At last, with that barrier removed, he could physically touch her. Kristoph grasped his wife’s hand and was pleased when he felt her fingers tighten around his.

“Marion,” he whispered. “I’m here for you, my love. I will always be here for you.”

“I know,” she whispered back hoarsely. “I felt you there.”

“Don’t try to talk,” he said, putting his hand on her forehead. “I can feel your thoughts and save you the trouble.”

“You should sleep,” she told him mentally. “You will be tired.”

“As you perfectly well know, I am a Time Lord. I don’t need sleep as much as others do. Besides, how could I sleep when you were in such distress. My dear, why didn’t you tell me?”

“I didn’t know,” she answered. “I felt cold and tired all day… even inside all the furs I was chilled. But I didn’t want to complain. I didn’t want to seem weak. The people here on this world….”

“The people of Domhan Fuar have bodies that are adapted to their environment. Their blood is thicker and redder and contains more oxygen than anyone other than the Inuits of your own world. Even the slender women have fat layers just beneath the skin that protect them from the cold. My species can regulate their body heat by the power of thought. You, alone, were vulnerable, and you should have spoken up, sweetheart. Nobody would have thought badly of you. Nobody would have thought you weak, least of all, me.”

“I was silly, wasn’t I?”

“Yes, but you’re forgiven. Besides, it was my fault for not noticing that you were uncomfortable.”

“I forgive you for that,” Marion replied.

“You already did,” Kristoph assured her. “Now, can you manage to swallow a little honey mixture that will soothe your throat, and then go back to sleep for a few more hours. There will be a worried child awake in a bit, who will insist on seeing for herself that you are on the mend.”

She took some of the soothing drink and then relaxed into a much more normal sleep than at any time of the night. Yes, she was on the mend, though it would be some days before she was ready to get up from her bed, and some time after that before she was completely well.

As predicted, Rodan insisted on seeing Marion as soon as she was washed and dressed, and before her breakfast. Her foster mother was awake and sitting up, taking some oxygen through the face mask that she set aside in order to hug the child.

“I’ll be in bed for a few days,” she said. “But after that I’ll be all right. You’re not to worry. Aren’t you going for a sled ride yourself today? You’ll enjoy that. And you can tell me all about it when you get back.”

As soon as Rodan had gone from the room Marion reached for the oxygen again, then had to set it aside as she coughed painfully. She was far from well, yet. That audience with the child had exhausted her. When the coughing fit was over, Kristoph made her lie down with the mask on and rest. He talked to her telepathically, relieving her from the struggle to speak as she fell into a deep sleep.

When she woke again a few hours later, she drank some more honey mixture and had some soup. Then a little more honey mixture and a dose of medicine. Kristoph meanwhile explained to her the revised plans he had discussed with his aides during the morning.

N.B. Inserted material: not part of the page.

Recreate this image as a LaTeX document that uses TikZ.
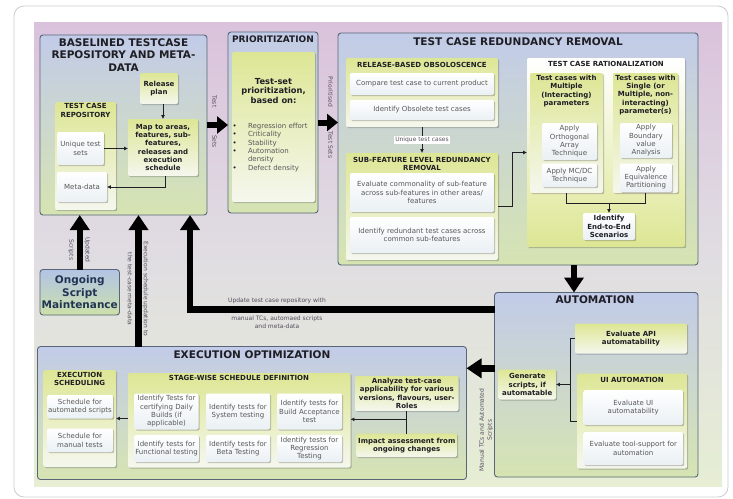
\documentclass[tikz,border=0pt]{standalone}
\usepackage{fontspec}
\setmainfont{DejaVu Sans}
\usetikzlibrary{arrows.meta,shadows,calc}

\definecolor{bigtop}{RGB}{194,203,232}
\definecolor{bigbot}{RGB}{214,228,178}
\definecolor{bigedge}{RGB}{88,102,120}
\definecolor{ptop}{RGB}{221,230,148}
\definecolor{pbot}{RGB}{245,247,238}
\definecolor{wbot}{RGB}{234,240,244}
\definecolor{graytext}{RGB}{88,88,88}
\definecolor{darktext}{RGB}{30,30,36}
\definecolor{labtext}{RGB}{85,78,92}
\definecolor{bgtop}{RGB}{218,194,220}
\definecolor{bgmid}{RGB}{224,221,226}
\definecolor{bgbot}{RGB}{230,238,212}
\definecolor{ongtop}{RGB}{178,196,228}
\definecolor{ongbot}{RGB}{204,224,170}
\definecolor{ongtext}{RGB}{34,52,84}

\newcommand\ftitle{\fontsize{10.5}{12.5}\selectfont\bfseries}
\newcommand\fpanel{\fontsize{7}{8.3}\selectfont\bfseries}
\newcommand\fsmall{\fontsize{7}{8.3}\selectfont}
\newcommand\fbold{\fontsize{7}{8.3}\selectfont\bfseries}
\newcommand\flabel{\fontsize{6}{8}\selectfont}

\newcommand\drawbox[7]{\node[#6, minimum width={((#4)-(#2))*1pt}, minimum height={((#5)-(#3))*1pt}] (#1) at ({((#2)+(#4))/2},{((#3)+(#5))/2}) {#7};}

\tikzset{
  nbase/.style={inner sep=1pt, outer sep=0pt, align=center},
  softshadow/.style={drop shadow={shadow xshift=1.2pt, shadow yshift=-1.2pt, opacity=0.22, fill=black}},
  bigbox/.style={nbase, draw=bigedge, line width=0.9pt, rounded corners=3pt, top color=bigtop, bottom color=bigbot},
  panel/.style={nbase, rounded corners=2pt, top color=ptop, bottom color=pbot, softshadow},
  wbox/.style={nbase, rounded corners=2pt, top color=white, bottom color=wbot, text=graytext, font=\fsmall, softshadow},
  ybox/.style={panel, text=darktext, font=\fbold},
  ttl/.style={nbase, text=darktext, font=\ftitle},
  ptl/.style={nbase, text=darktext, font=\fpanel},
  lab/.style={nbase, text=labtext, font=\flabel},
  thinline/.style={draw=darktext, line width=0.7pt},
  thinarrow/.style={thinline, -{Latex[length=3.8pt,width=3.8pt]}},
  bigarrowA/.style={line width=6pt, -{Triangle[length=11pt,width=17pt]}},
  bigarrowB/.style={line width=6.5pt, -{Triangle[length=15pt,width=19pt]}},
}

\begin{document}
\begin{tikzpicture}[x=1pt,y=-1pt]
\useasboundingbox (0,0) rectangle (733,498);

% card and background
\drawbox{card}{14}{6}{728}{497}{nbase, draw=black!20, line width=0.8pt, rounded corners=10pt, fill=white}{}
\drawbox{bg}{34}{22}{722}{486}{nbase, top color=bgtop, bottom color=bgbot, middle color=bgmid}{}

% ---------------- BASELINED ----------------
\drawbox{base}{40}{35}{207}{215}{bigbox}{}
\node[ttl] (baseT) at (123.5,55) {BASELINED TESTCASE\\REPOSITORY AND META-\\DATA};
\drawbox{rel}{140}{73}{178}{104}{ybox}{Release\\plan}
\drawbox{map}{128}{119}{198}{176}{ybox}{Map to areas,\\features, sub-\\features,\\releases and\\execution\\schedule}
\drawbox{tcr}{55}{102}{116}{210}{panel}{}
\node[ptl] (tcrT) at (85.5,110.5) {TEST CASE\\REPOSITORY};
\drawbox{uniq}{57}{132}{104}{165}{wbox}{Unique test\\sets}
\drawbox{meta}{57}{172}{107}{202}{wbox}{Meta-data}
\draw[thinarrow] (rel.south -| map.north) -- (map.north);
\draw[thinarrow] (uniq.east) -- (uniq.east -| map.west);
\draw[thinarrow] ([xshift=2pt]map.south) |- (meta.east);

% ---------------- PRIORITIZATION ----------------
\drawbox{prio}{228}{32}{318}{213}{bigbox}{}
\node[nbase, text=darktext, font=\fontsize{9}{10}\selectfont\bfseries] (prioT) at (273,38.8) {PRIORITIZATION};
\drawbox{prioP}{232}{52}{315}{202}{panel}{}
\node[nbase, text=darktext, font=\fontsize{8.3}{9.4}\selectfont\bfseries] (prioH) at (273.5,91) {Test-set\\prioritization,\\based on:};
\node[inner sep=0pt, outer sep=0pt, anchor=north west, font=\fsmall, text=graytext] (prioL) at (232.5,122.8) {\begin{tabular}{@{}p{15.5pt}@{}l@{}}
\textcolor{darktext}{•}&Regression effort\\
\textcolor{darktext}{•}&Criticality\\
\textcolor{darktext}{•}&Stability\\
\textcolor{darktext}{•}&Automation\\
&density\\
\textcolor{darktext}{•}&Defect density
\end{tabular}};

% ---------------- TEST CASE REDUNDANCY REMOVAL ----------------
\drawbox{tcrr}{338}{33}{698}{265}{bigbox}{}
\node[ttl] (tcrrT) at (518,42) {TEST CASE REDUNDANCY REMOVAL};
\drawbox{rbo}{346}{58}{498}{127}{panel}{}
\node[ptl] (rboT) at (422,64.5) {RELEASE-BASED OBSOLOSCENCE};
\drawbox{cmp}{350}{73}{494}{95}{wbox}{Compare test case to current product}
\drawbox{obs}{350}{100}{494}{120}{wbox}{Identify Obsolete test cases}
\drawbox{sub}{346}{153}{498}{260}{panel}{}
\node[ptl] (subT) at (422,164.2) {SUB-FEATURE LEVEL REDUNDANCY\\REMOVAL};
\drawbox{evc}{350}{173}{494}{212}{wbox}{Evaluate commonality of sub-feature\\across sub-features in other areas/\\features}
\drawbox{red}{350}{217}{494}{253}{wbox}{Identify redundant test cases across\\common sub-features}
\draw[thinarrow] (rbo.south) -- (sub.north) node[midway, fill=white, lab, inner sep=1.2pt] (utc) {Unique test cases};

\drawbox{rat}{527}{58}{685}{247}{nbase, rounded corners=2pt, top color=white, bottom color=ptop, softshadow}{}
\node[ptl] (ratT) at (606,63.8) {TEST CASE RATIONALIZATION};
\drawbox{mul}{530}{73}{603}{193}{panel}{}
\node[nbase, text=darktext, font=\fbold] (mulT) at (566.5,91) {Test cases with\\Multiple\\(Interacting)\\parameters};
\drawbox{orth}{542}{123}{597}{160}{wbox}{Apply\\Orthogonal\\Array\\Technique}
\drawbox{mcdc}{542}{163.5}{597}{187}{wbox}{Apply MC/DC\\Technique}
\drawbox{sgl}{613}{73}{678}{193}{panel}{}
\node[nbase, text=darktext, font=\fbold] (sglT) at (645.5,95) {Test cases with\\Single (or\\Multiple, non-\\interacting)\\parameter(s)};
\drawbox{bva}{620}{123}{672}{158}{wbox}{Apply\\Boundary\\value\\Analysis}
\drawbox{ep}{620}{163.5}{672}{192}{wbox}{Apply\\Equivalence\\Partitioning}
\drawbox{e2e}{583}{213}{635}{240}{wbox, text=darktext, font=\fbold}{Identify\\End-to-End\\Scenarios}
\coordinate (jn) at ($(mul.south)+(0,10.3)$);
\draw[thinline] (mul.south) |- (sgl.south |- jn) -- (sgl.south);
\draw[thinarrow] (e2e.north |- jn) -- (e2e.north);
\draw[thinarrow] (sub.east) -- ++(14,0) |- (rat.west);

% ---------------- AUTOMATION ----------------
\drawbox{auto}{494.5}{292.5}{698}{477}{bigbox}{}
\node[ttl] (autoT) at (595,300) {AUTOMATION};
\drawbox{api}{575}{323.5}{687}{353.5}{ybox}{Evaluate API\\automatability}
\drawbox{ui}{577}{373.5}{687}{468.5}{panel}{}
\node[ptl] (uiT) at (632,379.5) {UI AUTOMATION};
\drawbox{uie}{583.5}{390}{683}{425}{wbox}{Evaluate UI\\automatability}
\drawbox{tool}{583.5}{432}{683}{465}{wbox}{Evaluate tool-support for\\automation}
\drawbox{gen}{498.5}{369.5}{556}{399.5}{ybox}{Generate\\scripts, if\\automatable}
\coordinate (brk) at ([xshift=-4.3pt]api.west);
\draw[thinline] (api.west) -- (brk) |- (ui.west);
\draw[thinarrow] (brk |- gen.east) -- (gen.east);
\node[lab, rotate=90] (mtl) at (486.2,430) {Manual TCs and Automated\\Scripts};

% ---------------- EXECUTION OPTIMIZATION ----------------
\drawbox{eo}{37.5}{346.5}{466.5}{479.5}{bigbox}{}
\node[ttl] (eoT) at (252,354.5) {EXECUTION OPTIMIZATION};
\drawbox{es}{43.5}{370}{116}{467}{panel}{}
\node[ptl] (esT) at (79.7,379) {EXECUTION\\SCHEDULING};
\drawbox{sa}{47}{395}{113}{418.5}{wbox}{Schedule for\\automated scripts}
\drawbox{sm}{47}{428.5}{113}{452}{wbox}{Schedule for\\manual tests}
\drawbox{sw}{128}{373}{350.5}{467.5}{panel}{}
\node[ptl] (swT) at (239,377.5) {STAGE-WISE SCHEDULE DEFINITION};
\drawbox{g11}{134.5}{393.5}{198.5}{429.5}{wbox}{Identify Tests for\\certifying Daily\\Builds (if\\applicable)}
\drawbox{g12}{206}{393.5}{270}{429.5}{wbox}{Identify tests for\\System testing}
\drawbox{g13}{277}{393.5}{342}{429.5}{wbox}{Identify tests for\\Build Acceptance\\test}
\drawbox{g21}{134.5}{435}{198.5}{462}{wbox}{Identify tests for\\Functional testing}
\drawbox{g22}{206}{435}{270}{462}{wbox}{Identify tests for\\Beta Testing}
\drawbox{g23}{277}{435}{342}{462}{wbox}{Identify tests for\\Regression\\Testing}
\drawbox{ana}{355}{376}{458.5}{411}{ybox}{Analyze test-case\\applicability for various\\versions, flavours, user-\\Roles}
\drawbox{imp}{356.5}{433.5}{457}{457}{ybox}{Impact assessment from\\ongoing changes}
\coordinate (ej) at ($(ana.south)!0.37!(imp.north)$);
\draw[thinline] (ana.south) -- (imp.north);
\draw[thinarrow] (ej) -- (ej -| sw.east);
\draw[thinarrow] (sw.west |- sa.south) -- (es.east |- sa.south);

% ---------------- Ongoing ----------------
\drawbox{ong}{40}{269.5}{119.5}{315}{nbase, draw=bigedge, line width=0.9pt, rounded corners=3pt, top color=ongtop, bottom color=ongbot, text=ongtext, font=\ftitle}{Ongoing\\Script\\Maintenance}

% ---------------- big arrows ----------------
\draw[bigarrowA] (base.east) -- (base.east -| prio.west);
\draw[bigarrowA] (prio.east) -- (prio.east -| tcrr.west);
\node[lab, rotate=-90] (ts1) at (214.5,101.5) {Test};
\node[lab, rotate=-90] (ts2) at (214.5,141.5) {Sets};
\node[lab, rotate=-90] (pt1) at (330.5,92) {Prioritised};
\node[lab, rotate=-90] (pt2) at (330.5,145) {Test Sets};

\coordinate (ta) at ([xshift=56pt]tcrr.south);
\draw[bigarrowB] (ta) -- (ta |- auto.north);

\coordinate (ae) at ([yshift=-75.8pt]auto.north west);
\draw[bigarrowB] (ae) -- (ae -| eo.east);

\coordinate (au) at ([yshift=-16.8pt]auto.north west);
\coordinate (ub) at ([xshift=150pt]base.south west);
\draw[bigarrowB] (au) -| (ub);
\node[lab] (ul1) at (277,300.5) {Update test case repository with};
\node[lab, align=center] (ul2) at (277,322.5) {manual TCs, automaed scripts\\and meta-data};

\draw[bigarrowB] (ong.north) -- (ong.north |- base.south);
\node[lab, rotate=-90] (us1) at (87.3,250) {Updated};
\node[lab, rotate=-90] (us2) at (71,250) {Scripts};

\coordinate (eu) at ([xshift=101pt]eo.north west);
\draw[bigarrowB] (eu) -- (eu |- base.south);
\node[lab, rotate=-90] (ex1) at (145.5,289) {Execution schedule updation to};
\node[lab, rotate=-90] (ex2) at (130,289) {the test-case meta-data};
\end{tikzpicture}
\end{document}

“I have cancelled all but one of the last four places we were meant to visit,” he said. “I would bring us all home to Gallifrey straight away except that the one exception is a place that is very therapeutic and will do you good. It is also important for another reason, and it has taken a lot of planning to visit that world at all. Can you bear another week of bedrest and then a visit to a place that I have heard is NEVER cold before we go home to Gallifrey?”

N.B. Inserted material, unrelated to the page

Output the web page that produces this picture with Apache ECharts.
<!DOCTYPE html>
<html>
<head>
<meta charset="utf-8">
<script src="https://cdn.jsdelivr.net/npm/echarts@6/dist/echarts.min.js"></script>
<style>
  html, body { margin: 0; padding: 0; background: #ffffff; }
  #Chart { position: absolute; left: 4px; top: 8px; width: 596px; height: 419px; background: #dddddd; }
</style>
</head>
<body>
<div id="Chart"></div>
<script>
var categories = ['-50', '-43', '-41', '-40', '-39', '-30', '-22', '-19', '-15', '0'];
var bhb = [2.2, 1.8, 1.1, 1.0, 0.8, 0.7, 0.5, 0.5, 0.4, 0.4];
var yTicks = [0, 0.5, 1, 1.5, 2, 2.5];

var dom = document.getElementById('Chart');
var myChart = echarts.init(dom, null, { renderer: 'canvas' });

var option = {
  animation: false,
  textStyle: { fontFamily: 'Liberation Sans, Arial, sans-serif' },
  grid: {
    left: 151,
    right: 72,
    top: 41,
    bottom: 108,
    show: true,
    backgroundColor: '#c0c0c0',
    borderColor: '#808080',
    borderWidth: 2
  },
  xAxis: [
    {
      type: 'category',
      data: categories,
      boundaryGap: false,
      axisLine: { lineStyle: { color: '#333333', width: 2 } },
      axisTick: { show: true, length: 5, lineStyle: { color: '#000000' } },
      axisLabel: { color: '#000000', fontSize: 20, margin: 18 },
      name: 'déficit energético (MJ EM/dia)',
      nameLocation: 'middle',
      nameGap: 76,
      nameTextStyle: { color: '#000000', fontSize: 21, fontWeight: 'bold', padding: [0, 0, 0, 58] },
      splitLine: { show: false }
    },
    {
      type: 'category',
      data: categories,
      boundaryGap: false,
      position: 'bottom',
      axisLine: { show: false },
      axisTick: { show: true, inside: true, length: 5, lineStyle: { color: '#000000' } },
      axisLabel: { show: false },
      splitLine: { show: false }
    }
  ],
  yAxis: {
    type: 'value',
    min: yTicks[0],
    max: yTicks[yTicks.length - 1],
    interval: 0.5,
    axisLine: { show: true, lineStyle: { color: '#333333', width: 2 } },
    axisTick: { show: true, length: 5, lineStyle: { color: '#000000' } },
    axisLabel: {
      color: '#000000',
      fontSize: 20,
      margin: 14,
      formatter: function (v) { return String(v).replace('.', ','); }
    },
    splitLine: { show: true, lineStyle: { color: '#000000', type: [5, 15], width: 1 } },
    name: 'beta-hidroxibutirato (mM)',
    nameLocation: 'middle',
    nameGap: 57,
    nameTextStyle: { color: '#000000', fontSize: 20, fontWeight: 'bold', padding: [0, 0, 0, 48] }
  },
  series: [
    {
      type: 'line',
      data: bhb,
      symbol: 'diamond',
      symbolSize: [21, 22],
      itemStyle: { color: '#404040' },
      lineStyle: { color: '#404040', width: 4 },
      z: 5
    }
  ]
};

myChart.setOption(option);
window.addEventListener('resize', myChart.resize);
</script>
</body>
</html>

“Home to Gallifrey!” Marion smiled beneath the oxygen mask. “That sounds good. But I can wait a little bit longer for a visit to a planet where it is never cold. Especially if it is important to you.”

Kristoph smiled, too, though he felt a sudden pang of homesickness himself. Home to Gallifrey almost did seem the more tempting idea. But going to the sacred Time Lord planet of SangC'lune first WAS important.